The Department of Biochemistry's weekly BCH 252 seminar series is presented this week by
Dr. Greg Wang, PHD & Associate Professor, UNC Lineberger Comprehensive Cancer Center & Dept of Biochemistry and Biophysics, University of North Carolina (UNC) at Chapel Hill
Seminar Title: "Chromatin-based modulations underlying gene regulation and pathogenesis"

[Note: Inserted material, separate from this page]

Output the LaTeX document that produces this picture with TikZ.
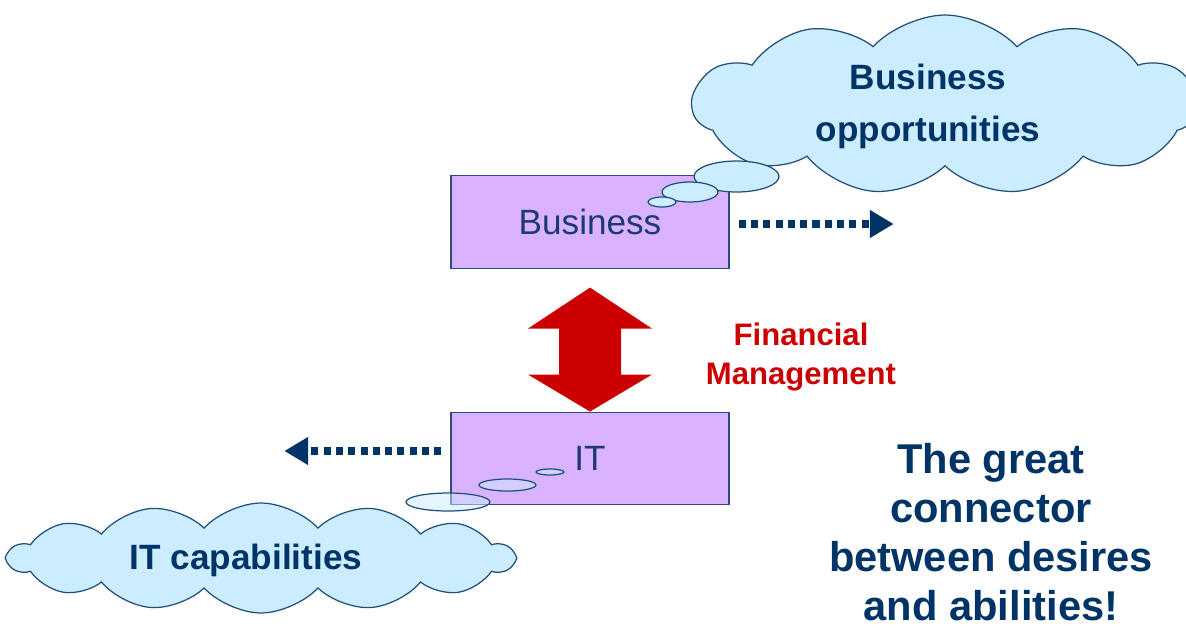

Biography: Dr. Greg Wang is currently Associate Professor at UNC Lineberger Comprehensive Cancer Center & Dept of Biochemistry and Biophysics, University of North Carolina (UNC) at Chapel Hill, NC, USA. He received the PHD degree from University of California, San Diego, followed by a postdoctoral training at Rockefeller University. Dr. Wang’s research programs focus on mechanistic understanding of how chemical modifications of chromatin (including methylations of DNA and histone tails) regulate gene expression and cell fate determination during normal development, and how their deregulations lead to human disease. His laboratory recently identified and characterized novel proteins that specifically bind to histone lysine methylation. These histone modification ‘readers’ are crucially involved in gene and genome regulation, cell lineage specification and/or cancerous transformation. Importantly, discovery of small-molecule inhibitors to target chromatin modulators has become an area of intensive investigation and holds great promise for therapies. One of his research goals is to yield potential drug candidates with preclinical cancer models, which shall pave a way for translating new therapeutic approaches in future. For more information, please visit his lab website: www.gregwanglab.com
Dr. Wang’s research is funded by grants of NIH. Wang is an American Cancer Society Research Scholar, an American Society of Hematology Scholar in basic science, and a Leukemia and Lymphoma Society Scholar. Greg Wang receives the Philip and Ruth Hettleman Prize for Artistic and Scholarly Achievement from UNC (2019).